As ever on Hallowe’en we are grading on a scale of Gaymazingness only :
- The opening routine tribute to Pete Burns that features haunted flying dodgems and MAXIMUM reaching to camera!
- AJ producing his best choreography yet as he heroically struggles with getting Little Mix for an American Smooth and just about carries it off!
- Laura and Giovanni identifying what she does best and putting on another sexy live sex show on the floor with a Rolling Stone tango!
- Daisy’s epic skeletal make-up, which does most of the heavy lifting for her in her Day Of The Dead flamencotastic paso doble, which somehow is enough for me!

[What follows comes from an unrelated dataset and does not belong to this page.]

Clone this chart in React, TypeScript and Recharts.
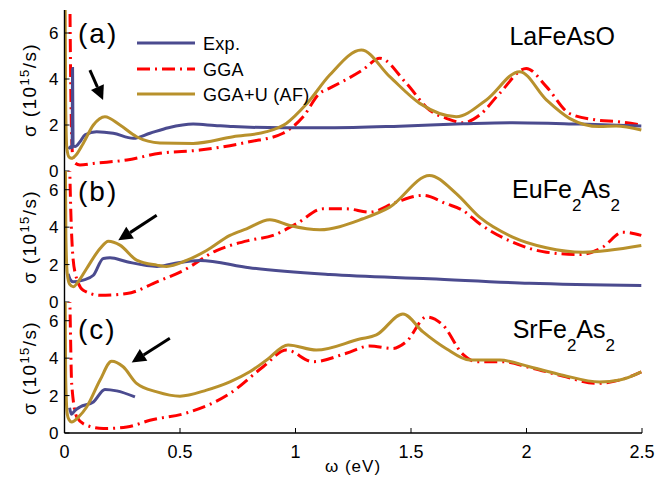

- Rinder proclaiming himself KING OF THE BUTTERFLIES and flying around super queenily to Lady Gaga whilst Oksana headbutts her way out of a giant condom cocoon!
- Ed becoming bearable again as he bounces around stroking his dick and boobs erotically whilst dressed as a mad scientist to Love Potion Number 9!
- Most gaymazingly of all Greg giving maximum emo arm-waftage to Evanescence with Natalie as a sexy ghost CARESSING HIM SEXILY FROM BEYOND THE GRAVE!
- Louise, just because I have a softspot for her which I find tickling itself awake again, as she does Harley Quinn with all the elan of a suburban mum who has been dragged out trick or treating and profoundly is not into it as her son does a load of dance moves he learnt off the Youtubes before egging everyone’s houses because he’s ot over-excited (KEVIN)
- Anastacia, who is legitimately terrible, but the routine features billowing fog, Brenda on a hoverboard, and Bat Out Of Hell, so I can’t discount it entirely
VERY MUCH NOT GAYMAZING
- Danny, whose foxtrot has a bungee cord gimmick that very much could work, but does not, leaving the whole thing feeling a bit like when Karen and (WHEN I WON WITH) Ramps got tangled in that mic cord that one time
- Ore, who is just…flat out bad in a really poorly choreographed Charleston that features him as some sort of Mr Twit/David Bellamy hybrid and in which he and Joanne spend more time eating the set than dancing. And not in the usual way.
That’s right, Hallowe’en has flipped the script, and suddenly “DANNY VS ORE” doesn’t feel quite so much like the story of the whole series as it does the first half. With a lot of other popular men quite low down and swelled up by empathy votes, it feels like time to cash in some of those chips they’ve spent the last five weeks building up. Still, Anastacia is very much anchored to the bottom of the leaderboard, so it feels like the real Hallowe’en question is who is going to get to play slasher and put her and Brenda out of their misery.